When I think back to those early days as a new mom, in my sleep-deprived zombie state, I remember staring at my perfect baby boy and telling myself that I loved him so much that I would never be able to handle it if something happened to him. When I look at the woman I am now, with the dark circles and the wrinkles and gray hairs, after years of facing my worst fears on a nightly basis, I wish I could turn back the clock. I wish I could tell that young mom to enjoy those quiet moments in the middle of the night with her newborn baby. I wish I could hug her and tell her that life was going to be so much more beautiful than she could ever imagine. I wish I could tell her that her love for her child would keep her going through all of the sleepless nights, and that she would eventually learn to appreciate the gift of today without worrying about tomorrow. I wish I could let her know that while sleep would still be hard to come by, the laughter and joy and love would be overflowing. I wish I could tell her that his quality of life would become her driving passion, and that she would push herself to find joy in each and every day.

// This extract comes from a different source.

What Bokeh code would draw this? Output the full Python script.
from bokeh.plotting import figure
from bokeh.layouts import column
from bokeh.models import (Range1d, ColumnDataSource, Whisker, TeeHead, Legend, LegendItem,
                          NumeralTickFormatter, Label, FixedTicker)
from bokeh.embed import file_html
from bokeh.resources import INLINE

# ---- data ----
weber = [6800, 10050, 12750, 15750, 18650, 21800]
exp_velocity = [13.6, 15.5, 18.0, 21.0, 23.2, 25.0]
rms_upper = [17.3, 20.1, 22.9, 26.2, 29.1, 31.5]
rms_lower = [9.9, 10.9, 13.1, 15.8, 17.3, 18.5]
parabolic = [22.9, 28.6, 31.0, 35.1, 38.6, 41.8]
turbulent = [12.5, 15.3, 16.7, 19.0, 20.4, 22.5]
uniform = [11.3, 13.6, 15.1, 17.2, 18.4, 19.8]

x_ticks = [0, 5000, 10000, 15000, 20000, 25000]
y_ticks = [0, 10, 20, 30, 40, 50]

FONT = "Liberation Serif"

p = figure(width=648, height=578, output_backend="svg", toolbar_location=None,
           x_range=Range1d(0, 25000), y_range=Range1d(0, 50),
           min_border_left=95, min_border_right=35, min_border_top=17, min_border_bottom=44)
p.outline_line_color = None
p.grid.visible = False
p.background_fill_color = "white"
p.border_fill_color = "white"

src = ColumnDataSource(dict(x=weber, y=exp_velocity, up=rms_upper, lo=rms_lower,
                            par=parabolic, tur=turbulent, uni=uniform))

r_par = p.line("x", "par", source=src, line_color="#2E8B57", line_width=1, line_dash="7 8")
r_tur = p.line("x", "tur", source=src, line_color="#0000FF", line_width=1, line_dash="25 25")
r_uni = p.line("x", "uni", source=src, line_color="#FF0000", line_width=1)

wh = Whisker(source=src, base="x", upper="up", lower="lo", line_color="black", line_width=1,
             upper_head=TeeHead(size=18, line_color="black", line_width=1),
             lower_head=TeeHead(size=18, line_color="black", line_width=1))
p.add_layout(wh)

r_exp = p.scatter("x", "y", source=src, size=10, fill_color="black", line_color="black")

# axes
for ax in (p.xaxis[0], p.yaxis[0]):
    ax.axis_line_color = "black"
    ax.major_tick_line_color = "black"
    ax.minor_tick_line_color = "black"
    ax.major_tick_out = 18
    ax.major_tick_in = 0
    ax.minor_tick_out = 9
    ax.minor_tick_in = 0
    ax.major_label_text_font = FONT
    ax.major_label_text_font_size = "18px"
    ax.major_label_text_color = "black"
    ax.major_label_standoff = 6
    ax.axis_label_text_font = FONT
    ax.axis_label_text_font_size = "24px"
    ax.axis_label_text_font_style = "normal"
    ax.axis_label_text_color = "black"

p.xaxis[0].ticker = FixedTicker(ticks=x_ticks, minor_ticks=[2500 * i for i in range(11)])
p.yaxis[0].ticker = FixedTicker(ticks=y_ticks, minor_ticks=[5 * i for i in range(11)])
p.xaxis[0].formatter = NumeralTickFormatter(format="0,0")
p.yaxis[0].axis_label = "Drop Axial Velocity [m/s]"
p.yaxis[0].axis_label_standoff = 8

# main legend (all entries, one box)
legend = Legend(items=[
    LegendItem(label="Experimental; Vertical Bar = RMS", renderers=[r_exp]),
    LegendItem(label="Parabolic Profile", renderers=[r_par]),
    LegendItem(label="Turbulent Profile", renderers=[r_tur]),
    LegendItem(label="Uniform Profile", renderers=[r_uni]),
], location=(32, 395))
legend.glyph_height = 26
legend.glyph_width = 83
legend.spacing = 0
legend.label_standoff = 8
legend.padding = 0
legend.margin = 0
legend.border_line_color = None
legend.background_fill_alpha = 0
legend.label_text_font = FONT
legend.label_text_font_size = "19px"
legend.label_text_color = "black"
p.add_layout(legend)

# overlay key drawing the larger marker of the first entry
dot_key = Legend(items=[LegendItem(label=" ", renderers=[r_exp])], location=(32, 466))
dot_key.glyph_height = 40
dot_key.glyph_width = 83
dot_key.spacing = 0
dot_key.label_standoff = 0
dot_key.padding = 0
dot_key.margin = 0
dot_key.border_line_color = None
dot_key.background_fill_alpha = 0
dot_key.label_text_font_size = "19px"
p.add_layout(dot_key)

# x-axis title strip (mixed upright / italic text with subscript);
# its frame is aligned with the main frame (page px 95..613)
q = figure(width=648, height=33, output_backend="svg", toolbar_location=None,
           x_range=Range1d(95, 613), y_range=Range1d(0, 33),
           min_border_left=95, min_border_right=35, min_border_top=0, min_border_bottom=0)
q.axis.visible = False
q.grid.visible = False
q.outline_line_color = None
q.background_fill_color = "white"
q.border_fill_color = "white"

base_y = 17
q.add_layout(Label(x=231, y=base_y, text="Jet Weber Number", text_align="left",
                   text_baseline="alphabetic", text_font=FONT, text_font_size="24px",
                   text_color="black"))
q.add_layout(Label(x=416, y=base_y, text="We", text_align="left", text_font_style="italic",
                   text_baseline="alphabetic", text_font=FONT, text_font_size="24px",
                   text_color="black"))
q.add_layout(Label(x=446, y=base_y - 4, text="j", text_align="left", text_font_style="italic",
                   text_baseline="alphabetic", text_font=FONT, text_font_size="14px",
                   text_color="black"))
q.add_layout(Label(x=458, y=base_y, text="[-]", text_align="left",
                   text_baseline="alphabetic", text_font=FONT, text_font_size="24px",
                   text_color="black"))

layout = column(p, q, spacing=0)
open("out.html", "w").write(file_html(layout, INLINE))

Ultimately, the phase of sleeplessness did not pass for us, and it likely never will. However, being the resilient creatures we are, especially as the parents of a medically fragile and complex child, we have learned to adapt. We look at the perseverance he has each and every day, despite his many challenges, and that is where we draw our strength from. Our hope and drive to provide him the best life possible is what pushes us through. We fight for him and alongside him, and we will keep fighting until a cure is found.